**Your goal**
The entries below should be quoted exactly, with no pictures carried over.

::: Records to use :::

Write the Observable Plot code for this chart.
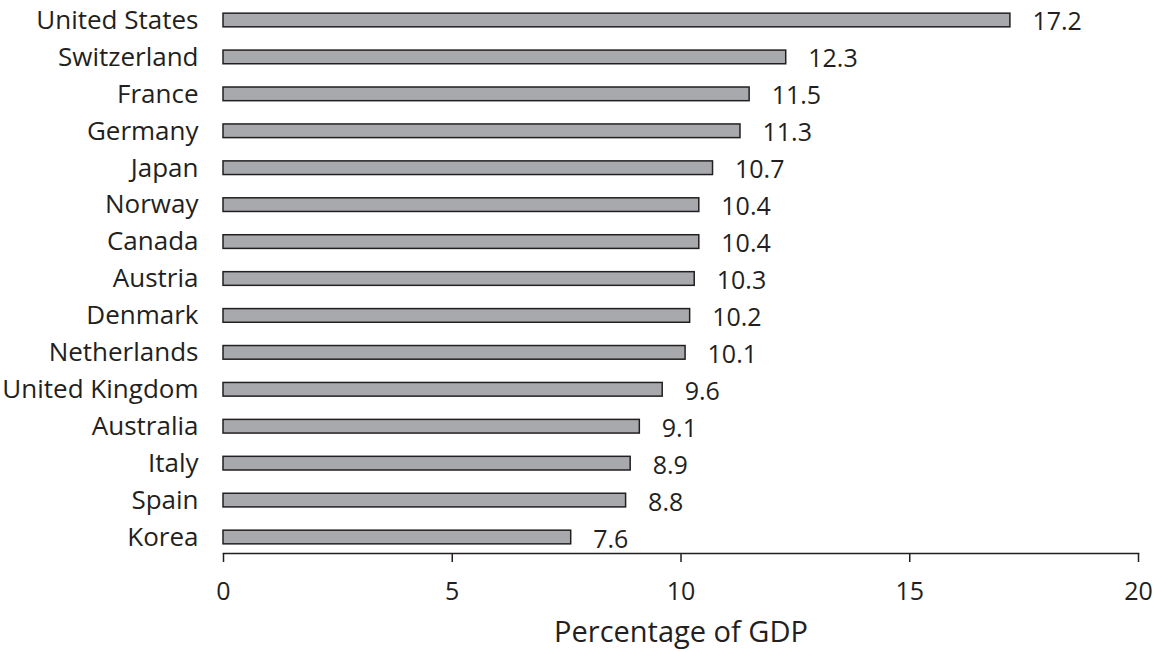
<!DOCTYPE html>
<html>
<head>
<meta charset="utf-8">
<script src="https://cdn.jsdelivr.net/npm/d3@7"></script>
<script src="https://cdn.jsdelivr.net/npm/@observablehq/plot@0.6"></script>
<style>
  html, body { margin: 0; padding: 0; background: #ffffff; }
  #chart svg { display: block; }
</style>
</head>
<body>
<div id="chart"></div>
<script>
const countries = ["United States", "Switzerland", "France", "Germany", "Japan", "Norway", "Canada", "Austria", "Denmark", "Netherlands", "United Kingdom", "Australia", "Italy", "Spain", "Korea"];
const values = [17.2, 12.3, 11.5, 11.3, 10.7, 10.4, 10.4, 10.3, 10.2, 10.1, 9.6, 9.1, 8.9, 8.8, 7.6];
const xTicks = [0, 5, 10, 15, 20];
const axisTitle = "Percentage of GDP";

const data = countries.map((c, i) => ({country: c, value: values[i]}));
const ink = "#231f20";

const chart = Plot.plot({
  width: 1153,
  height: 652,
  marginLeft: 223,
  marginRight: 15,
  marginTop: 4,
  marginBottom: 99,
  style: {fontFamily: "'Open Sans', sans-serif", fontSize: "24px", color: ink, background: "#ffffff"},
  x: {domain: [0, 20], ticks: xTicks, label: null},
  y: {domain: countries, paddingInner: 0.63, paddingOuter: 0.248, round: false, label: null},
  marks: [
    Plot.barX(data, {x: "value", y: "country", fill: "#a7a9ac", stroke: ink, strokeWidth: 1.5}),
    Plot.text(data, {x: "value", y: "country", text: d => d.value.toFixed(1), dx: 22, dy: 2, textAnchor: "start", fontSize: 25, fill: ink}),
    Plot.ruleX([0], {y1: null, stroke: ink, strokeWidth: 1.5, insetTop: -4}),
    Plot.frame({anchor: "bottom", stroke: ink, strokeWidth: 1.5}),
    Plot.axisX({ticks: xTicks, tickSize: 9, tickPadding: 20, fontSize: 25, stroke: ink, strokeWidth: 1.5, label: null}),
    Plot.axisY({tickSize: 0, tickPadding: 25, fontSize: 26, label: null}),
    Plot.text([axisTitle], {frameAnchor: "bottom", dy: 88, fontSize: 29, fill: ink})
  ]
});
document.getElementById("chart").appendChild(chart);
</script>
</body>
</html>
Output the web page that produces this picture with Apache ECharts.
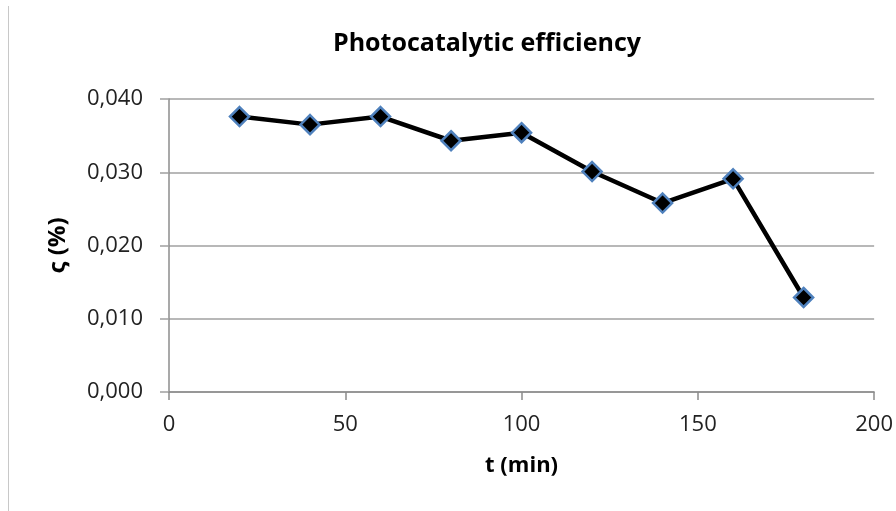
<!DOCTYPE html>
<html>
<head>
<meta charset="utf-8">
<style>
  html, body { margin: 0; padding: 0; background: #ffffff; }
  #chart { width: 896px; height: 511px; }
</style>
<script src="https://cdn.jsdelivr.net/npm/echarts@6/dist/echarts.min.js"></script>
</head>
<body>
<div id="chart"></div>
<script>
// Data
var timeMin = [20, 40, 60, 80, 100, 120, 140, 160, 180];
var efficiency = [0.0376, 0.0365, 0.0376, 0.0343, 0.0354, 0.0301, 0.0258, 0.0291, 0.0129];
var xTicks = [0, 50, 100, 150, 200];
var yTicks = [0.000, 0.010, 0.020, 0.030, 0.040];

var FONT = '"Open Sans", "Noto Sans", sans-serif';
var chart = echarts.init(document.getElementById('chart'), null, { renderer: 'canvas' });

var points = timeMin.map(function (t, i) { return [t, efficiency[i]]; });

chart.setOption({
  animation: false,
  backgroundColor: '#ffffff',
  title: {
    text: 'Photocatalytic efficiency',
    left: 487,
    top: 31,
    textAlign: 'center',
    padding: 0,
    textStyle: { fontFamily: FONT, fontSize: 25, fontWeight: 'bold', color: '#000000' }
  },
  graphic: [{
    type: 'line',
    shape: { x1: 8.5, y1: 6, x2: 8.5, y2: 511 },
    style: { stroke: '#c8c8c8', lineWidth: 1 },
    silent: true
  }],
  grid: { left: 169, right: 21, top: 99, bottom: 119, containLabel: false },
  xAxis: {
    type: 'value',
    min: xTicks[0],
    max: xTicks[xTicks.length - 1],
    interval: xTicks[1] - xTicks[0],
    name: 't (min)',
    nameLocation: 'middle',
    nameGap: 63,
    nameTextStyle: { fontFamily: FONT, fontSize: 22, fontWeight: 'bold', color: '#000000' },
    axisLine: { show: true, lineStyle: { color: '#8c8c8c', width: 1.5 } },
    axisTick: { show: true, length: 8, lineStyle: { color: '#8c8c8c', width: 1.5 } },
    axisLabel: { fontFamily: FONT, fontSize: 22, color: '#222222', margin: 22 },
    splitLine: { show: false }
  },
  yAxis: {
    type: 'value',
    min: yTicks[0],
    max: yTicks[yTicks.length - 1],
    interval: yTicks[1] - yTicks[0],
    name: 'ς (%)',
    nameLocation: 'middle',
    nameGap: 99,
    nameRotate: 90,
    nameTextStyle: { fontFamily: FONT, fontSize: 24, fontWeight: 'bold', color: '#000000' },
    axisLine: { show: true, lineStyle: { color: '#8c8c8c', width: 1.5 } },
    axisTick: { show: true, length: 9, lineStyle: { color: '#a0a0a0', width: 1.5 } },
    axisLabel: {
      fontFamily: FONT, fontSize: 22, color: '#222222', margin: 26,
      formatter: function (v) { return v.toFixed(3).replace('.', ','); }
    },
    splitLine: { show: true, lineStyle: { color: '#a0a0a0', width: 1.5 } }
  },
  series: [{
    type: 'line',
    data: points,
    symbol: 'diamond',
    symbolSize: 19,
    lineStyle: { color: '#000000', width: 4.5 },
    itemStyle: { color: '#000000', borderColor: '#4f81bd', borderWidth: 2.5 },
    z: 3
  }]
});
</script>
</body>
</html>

:::

**Task answer**
Write the Observable Plot code for this chart.
<!DOCTYPE html>
<html>
<head>
<meta charset="utf-8">
<script src="https://cdn.jsdelivr.net/npm/d3@7"></script>
<script src="https://cdn.jsdelivr.net/npm/@observablehq/plot@0.6"></script>
<style>
  html, body { margin: 0; padding: 0; background: #ffffff; }
  #chart svg { display: block; }
</style>
</head>
<body>
<div id="chart"></div>
<script>
const countries = ["United States", "Switzerland", "France", "Germany", "Japan", "Norway", "Canada", "Austria", "Denmark", "Netherlands", "United Kingdom", "Australia", "Italy", "Spain", "Korea"];
const values = [17.2, 12.3, 11.5, 11.3, 10.7, 10.4, 10.4, 10.3, 10.2, 10.1, 9.6, 9.1, 8.9, 8.8, 7.6];
const xTicks = [0, 5, 10, 15, 20];
const axisTitle = "Percentage of GDP";

const data = countries.map((c, i) => ({country: c, value: values[i]}));
const ink = "#231f20";

const chart = Plot.plot({
  width: 1153,
  height: 652,
  marginLeft: 223,
  marginRight: 15,
  marginTop: 4,
  marginBottom: 99,
  style: {fontFamily: "'Open Sans', sans-serif", fontSize: "24px", color: ink, background: "#ffffff"},
  x: {domain: [0, 20], ticks: xTicks, label: null},
  y: {domain: countries, paddingInner: 0.63, paddingOuter: 0.248, round: false, label: null},
  marks: [
    Plot.barX(data, {x: "value", y: "country", fill: "#a7a9ac", stroke: ink, strokeWidth: 1.5}),
    Plot.text(data, {x: "value", y: "country", text: d => d.value.toFixed(1), dx: 22, dy: 2, textAnchor: "start", fontSize: 25, fill: ink}),
    Plot.ruleX([0], {y1: null, stroke: ink, strokeWidth: 1.5, insetTop: -4}),
    Plot.frame({anchor: "bottom", stroke: ink, strokeWidth: 1.5}),
    Plot.axisX({ticks: xTicks, tickSize: 9, tickPadding: 20, fontSize: 25, stroke: ink, strokeWidth: 1.5, label: null}),
    Plot.axisY({tickSize: 0, tickPadding: 25, fontSize: 26, label: null}),
    Plot.text([axisTitle], {frameAnchor: "bottom", dy: 88, fontSize: 29, fill: ink})
  ]
});
document.getElementById("chart").appendChild(chart);
</script>
</body>
</html>
Output the web page that produces this picture with Apache ECharts.
<!DOCTYPE html>
<html>
<head>
<meta charset="utf-8">
<style>
  html, body { margin: 0; padding: 0; background: #ffffff; }
  #chart { width: 896px; height: 511px; }
</style>
<script src="https://cdn.jsdelivr.net/npm/echarts@6/dist/echarts.min.js"></script>
</head>
<body>
<div id="chart"></div>
<script>
// Data
var timeMin = [20, 40, 60, 80, 100, 120, 140, 160, 180];
var efficiency = [0.0376, 0.0365, 0.0376, 0.0343, 0.0354, 0.0301, 0.0258, 0.0291, 0.0129];
var xTicks = [0, 50, 100, 150, 200];
var yTicks = [0.000, 0.010, 0.020, 0.030, 0.040];

var FONT = '"Open Sans", "Noto Sans", sans-serif';
var chart = echarts.init(document.getElementById('chart'), null, { renderer: 'canvas' });

var points = timeMin.map(function (t, i) { return [t, efficiency[i]]; });

chart.setOption({
  animation: false,
  backgroundColor: '#ffffff',
  title: {
    text: 'Photocatalytic efficiency',
    left: 487,
    top: 31,
    textAlign: 'center',
    padding: 0,
    textStyle: { fontFamily: FONT, fontSize: 25, fontWeight: 'bold', color: '#000000' }
  },
  graphic: [{
    type: 'line',
    shape: { x1: 8.5, y1: 6, x2: 8.5, y2: 511 },
    style: { stroke: '#c8c8c8', lineWidth: 1 },
    silent: true
  }],
  grid: { left: 169, right: 21, top: 99, bottom: 119, containLabel: false },
  xAxis: {
    type: 'value',
    min: xTicks[0],
    max: xTicks[xTicks.length - 1],
    interval: xTicks[1] - xTicks[0],
    name: 't (min)',
    nameLocation: 'middle',
    nameGap: 63,
    nameTextStyle: { fontFamily: FONT, fontSize: 22, fontWeight: 'bold', color: '#000000' },
    axisLine: { show: true, lineStyle: { color: '#8c8c8c', width: 1.5 } },
    axisTick: { show: true, length: 8, lineStyle: { color: '#8c8c8c', width: 1.5 } },
    axisLabel: { fontFamily: FONT, fontSize: 22, color: '#222222', margin: 22 },
    splitLine: { show: false }
  },
  yAxis: {
    type: 'value',
    min: yTicks[0],
    max: yTicks[yTicks.length - 1],
    interval: yTicks[1] - yTicks[0],
    name: 'ς (%)',
    nameLocation: 'middle',
    nameGap: 99,
    nameRotate: 90,
    nameTextStyle: { fontFamily: FONT, fontSize: 24, fontWeight: 'bold', color: '#000000' },
    axisLine: { show: true, lineStyle: { color: '#8c8c8c', width: 1.5 } },
    axisTick: { show: true, length: 9, lineStyle: { color: '#a0a0a0', width: 1.5 } },
    axisLabel: {
      fontFamily: FONT, fontSize: 22, color: '#222222', margin: 26,
      formatter: function (v) { return v.toFixed(3).replace('.', ','); }
    },
    splitLine: { show: true, lineStyle: { color: '#a0a0a0', width: 1.5 } }
  },
  series: [{
    type: 'line',
    data: points,
    symbol: 'diamond',
    symbolSize: 19,
    lineStyle: { color: '#000000', width: 4.5 },
    itemStyle: { color: '#000000', borderColor: '#4f81bd', borderWidth: 2.5 },
    z: 3
  }]
});
</script>
</body>
</html>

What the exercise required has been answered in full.